Saying that the country cannot continue on its current path, the often outspoken women’s movement and children’s rights activist said she feels the time has come for her to speak up for the good of the country. “The Prime Minister is loved, she is loved. And I think if people understand the promise of what is possible, if she is allowed to function in the way that is required of a prime minister, I think there are sufficient people willing to help and support her.”
It might be too late for the Government as it is currently configured, she said, but she does not think it is too late for Persad-Bissessar to leave a better legacy. “I don’t want her to go down, our first woman leader, in this way. She can still salvage her legacy.
“I am suggesting that if she has to get rid of certain people, that she does that. If she has to reconfigure how things get done, do that. She has to assert her position and have a better handle on how and what her ministers are doing.”
Asked whether she feared for the Prime Minister, St Rose-Greaves said she had always been concerned.
“When you are dealing with people who are desperate, you don’t put anything past them. Things happen in this country now that we never thought could happen. There are desperate elements and a kind of callousness that is bothersome. When you have people who are functioning in fear and in anger, that is a deadly combination. I am concerned. I have always been concerned.”
Kamla needs her sister
Insisting she was not speaking from “a place of anger and bitterness and spite,” St Rose-Greaves said she was interested in finding a solution to the crisis of governance, a crisis which she analysed as emanating both from a tight wall of personalities around the Prime Minister and from flawed processes of governance.
“There is a wall around her who keep making interventions when people approach with good sense and who have her best interest at heart. You make interventions to individuals and they say, ‘Hush, don’t go there. If you raise those issues, you are out of here.’”
Asked whether she had attempted to penetrate that wall, she responded, “Yes, I have attempted to do this, and you are warned. There was a move for me not to be too close to her, and she, too, grew afraid of appearing to be close to me.”
Unlike the many who demanded the removal of Vidwatie Newton, Persad-Bissessar’s sister, as the Prime Minister’s informal personal assistant and travel companion, St Rose-Greaves said the presence of Newton was good for the Prime Minister, and her removal was orchestrated by members of the Cabinet who wanted uninterrupted access to the Prime Minister.

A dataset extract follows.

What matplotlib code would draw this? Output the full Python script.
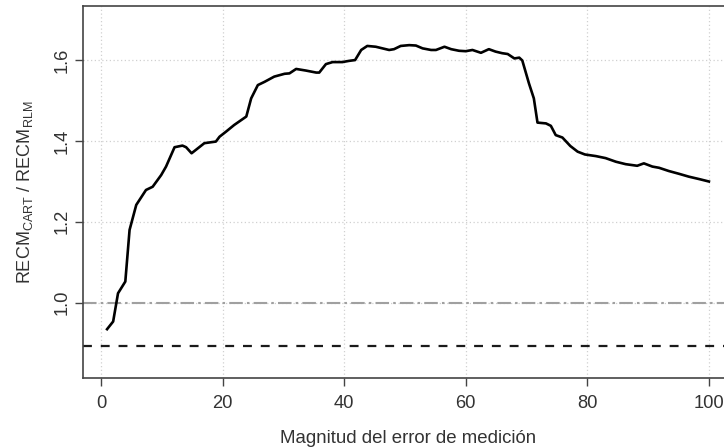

“I was very happy the Prime Minister’s sister had come to be with her. I had advised if there were two or three sisters, they should all come, because I saw very early she (the Prime Minister) needed protection. Everybody had access to her and would go to her and pressure her to get what they wanted.
“All the drama about the money spent on the sister—people around her fostered that for their own purposes. There were people who did not want her sister there. “But it was important for her sister to be there, someone she could trust who had her best interest at heart, and who would stand up with her, and they have undermined that. The Prime Minister’s family needs more support than they have been getting.”
Flawed processes
On the matter of flawed processes of governance, St Rose-Greaves explained, “Collective responsibility suggests that we have shared decisions, we have discussions, collective decision-making, and then I am to be held responsible in that context.

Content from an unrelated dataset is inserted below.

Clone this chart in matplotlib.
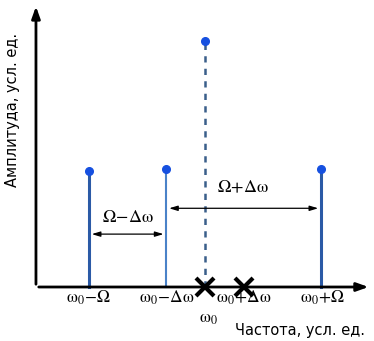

“But there are no minutes of Cabinet in terms of who said what, who supported what decision. Those things are not in Cabinet minutes. So, for example, the decision about Clause 34, no one knows who would have objected to it, who were present at the discussion, whether it was discussed or not. When it was said there was a death threat against the Prime Minister, was that ever brought to the Cabinet?
“You don’t even know what is a majority position. So the Prime Minister or little groupings would say something and it comes out as a majority position, when you didn’t even know—but you are held responsible. We have to deal with that.” Saying the country has to decide on the question of leadership, she elaborated on a point she made in a CNC3 interview last week when she asked: Who is in charge?

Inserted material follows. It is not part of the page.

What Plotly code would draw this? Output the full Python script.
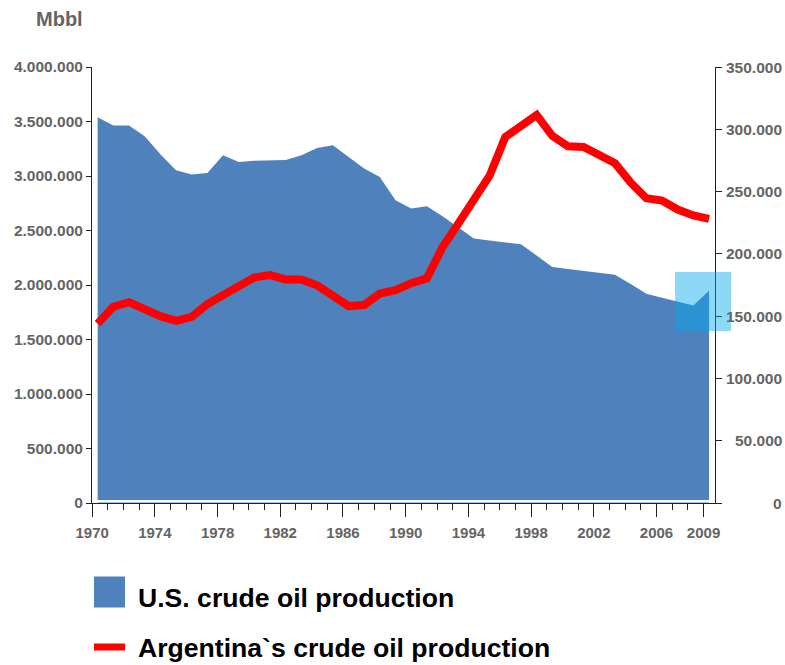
import plotly.graph_objects as go

# ---------------- data ----------------
years = list(range(1970, 2010))

# U.S. crude oil production (Mbbl), left axis
us_production = [
    3540000, 3464000, 3464000, 3364000, 3199000, 3052000, 3013000, 3028000,
    3190000, 3128000, 3141000, 3147000, 3147000, 3190000, 3258000, 3281000,
    3174000, 3068000, 2991000, 2777000, 2701000, 2723000, 2631000, 2531000,
    2426000, 2408000, 2393000, 2374000, 2271000, 2164000, 2146000, 2128000,
    2111000, 2093000, 2010000, 1919000, 1884000, 1848000, 1811000, 1947000,
]

# Argentina's crude oil production (Mbbl), right axis
arg_production = [
    144000, 157600, 161200, 154900, 150000, 146200, 149500, 159700,
    167100, 174600, 181100, 183000, 179400, 179400, 174700, 166500,
    158100, 158900, 168100, 170800, 176500, 180300, 205500, 224100,
    242900, 262700, 293700, 303500, 311500, 294700, 286300, 285800,
    279700, 272800, 257300, 244600, 242800, 235600, 230800, 228100,
]

x_tick_years = [1970, 1974, 1978, 1982, 1986, 1990, 1994, 1998, 2002, 2006, 2009]
left_ticks = [0, 500000, 1000000, 1500000, 2000000, 2500000, 3000000, 3500000, 4000000]
right_ticks = [0, 50000, 100000, 150000, 200000, 250000, 300000, 350000]

legend_labels = ["U.S. crude oil production", "Argentina`s crude oil production"]
unit_label = "Mbbl"

# ---------------- styles ----------------
US_BLUE = "#4F81BD"
ARG_RED = "#FF0000"
GRAY = "#646464"
AXIS = "#222222"
FONT = "Liberation Sans"
TICK_OFFSET = 0.35


def fmt(v):
    return f"{v:,}".replace(",", ".")


fig = go.Figure()

fig.add_trace(go.Scatter(
    x=years, y=us_production, mode="lines", fill="tozeroy",
    fillcolor=US_BLUE, line=dict(width=0, color=US_BLUE),
    name=legend_labels[0], showlegend=False, hoverinfo="x+y",
))

fig.add_trace(go.Scatter(
    x=years, y=arg_production, mode="lines", yaxis="y2",
    line=dict(width=8, color=ARG_RED),
    name=legend_labels[1], showlegend=False, hoverinfo="x+y",
))

xtickfont = dict(family=FONT, size=15, color=GRAY, weight="bold")
ytickfont = dict(family=FONT, size=15.5, color=GRAY, weight="bold")

fig.update_layout(
    width=785, height=665, autosize=False,
    margin=dict(l=92, r=70, t=67, b=162, pad=0),
    paper_bgcolor="white", plot_bgcolor="white",
    separators=",.",
    showlegend=False,
    xaxis=dict(
        range=[1969.64, 2009.38],
        tickmode="array",
        tickvals=[y - TICK_OFFSET for y in x_tick_years],
        ticktext=[str(y) for y in x_tick_years],
        ticks="outside", ticklen=13, tickwidth=1, tickcolor=AXIS,
        minor=dict(tickmode="linear", tick0=x_tick_years[0] - TICK_OFFSET, dtick=1,
                   ticks="outside", ticklen=6, tickwidth=1, tickcolor=AXIS),
        showline=True, linecolor=AXIS, linewidth=1,
        showgrid=False, zeroline=False,
        tickfont=xtickfont, ticklabelstandoff=3,
    ),
    yaxis=dict(
        range=[0, 4000000],
        tickmode="array", tickvals=left_ticks,
        ticktext=[fmt(v) for v in left_ticks],
        ticks="outside", ticklen=5, tickwidth=1, tickcolor=AXIS,
        showline=True, linecolor=AXIS, linewidth=1,
        showgrid=False, zeroline=False,
        tickfont=ytickfont,
    ),
    yaxis2=dict(
        range=[0, 350000], overlaying="y", side="right",
        tickmode="array", tickvals=right_ticks,
        ticks="outside", ticklen=6, tickwidth=1, tickcolor=AXIS,
        showticklabels=False,
        showline=True, linecolor=AXIS, linewidth=1,
        showgrid=False, zeroline=False,
    ),
)

annotations = []
# right axis labels (right-aligned)
for v in right_ticks:
    annotations.append(dict(
        xref="paper", yref="y2", x=1.111, y=v, xanchor="right", yanchor="middle",
        text=fmt(v), showarrow=False, font=ytickfont,
    ))
# unit label
annotations.append(dict(
    xref="paper", yref="paper", x=-0.0928, y=1.109, xanchor="left", yanchor="middle",
    text=unit_label, showarrow=False,
    font=dict(family=FONT, size=20, color=GRAY, weight="bold"),
))
# legend texts
legend_font = dict(family=FONT, size=26.6, color="black", weight="bold")
annotations.append(dict(
    xref="paper", yref="paper", x=0.0706, y=-0.2180, xanchor="left", yanchor="middle",
    text=legend_labels[0], showarrow=False, font=legend_font,
))
annotations.append(dict(
    xref="paper", yref="paper", x=0.0706, y=-0.3330, xanchor="left", yanchor="middle",
    text=legend_labels[1], showarrow=False, font=legend_font,
))
fig.update_layout(annotations=annotations)

shapes = [
    # thin white gap between area and the x axis
    dict(type="rect", xref="paper", yref="y", ysizemode="pixel", yanchor=0,
         x0=0, x1=1, y0=0.6, y1=3, fillcolor="white", line=dict(width=0), layer="above"),
    # highlighted selection square at the right end
    dict(type="rect", xref="paper", yref="paper",
         x0=0.9358, x1=1.0257, y0=0.3946, y1=0.5298,
         fillcolor="rgba(0,168,236,0.45)", line=dict(width=0), layer="above"),
    # legend swatches
    dict(type="rect", xref="paper", yref="paper",
         x0=0.0032, x1=0.053, y0=-0.2398, y1=-0.1688,
         fillcolor=US_BLUE, line=dict(width=0)),
    dict(type="line", xref="paper", yref="paper",
         x0=0.0032, x1=0.053, y0=-0.3303, y1=-0.3303,
         line=dict(width=7, color=ARG_RED)),
]
fig.update_layout(shapes=shapes)

fig.write_html(
    "out.html",
    config={"displayModeBar": False},
    post_script="document.body.style.margin='0';document.body.style.padding='0';",
)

“The Prime Minister has been in politics for many years, so we can’t say she doesn’t have strengths and skills. To have survived in that patriarchal political scenario, she must have had lots of strengths and lots of skills. She is now in leadership. “How then does it seem to the population that she has handed over, she has pulled back?”
Who’s really in charge?
Asked to answer her own question about who is in charge, St Rose-Greaves said it varied. “It depends on what is being discussed, whether we’re discussing a particular piece of legislation, buying over companies, or moving things out of Port-of-Spain beyond the Caroni River. At any time it’s a group of people who is in charge.
“I know it appears the Prime Minister is not in charge, and that much I think there is a general agreement on. She is not in charge. “She says she is not afraid but when I look at her, she is afraid, and I can’t say who or what she is afraid of, but I am picking up a lot of fear. Is she afraid of the people she is governing, of those around her?
“The Prime Minister has the capacity to make sound decisions, but whether she follows through on those decisions is another matter. Who are the people who, when the decision is not in their favour, go to her and use what they perceive to be her weakness to make her do what they want her to do?
“She does not appear to be in charge, and if that is in fact so, I am suggesting that she reasserts her authority, she step up and take back her power, and one of the ways to retake your power is to remove any secrecy and step up. She has to step back into her power. “She knows she must look after the women and children of this country. She was given a gift of a special opportunity to do something for this country.”
In 2010, she said, none of the senior male ministers currently in the Government could have won the election without Persad-Bissessar, yet she appears to have given up control of her office. “They could have had (no matter) what combination of parties—there was no way they were going to win that election without her. People voted for her.
“On this whole question of woman leadership and change, people bought into that, and that is because of the work the women’s movement has done over years in opening people’s minds and giving them the possibility of something better and something different.
“And it is painful to me that in such short shrift, they have squandered all that goodwill and the Prime Minister has just given up. If you watch all the things that have happened since, from Reshmi to Section 34, every time something happens, she goes silent and she allows these ministers to get up and make vicarious statements and say all kinds of things. And then, after people insist, she would talk, but she takes her cue from what these people are saying.
“We cannot go on like that. They will kill the goose that laid the golden egg.”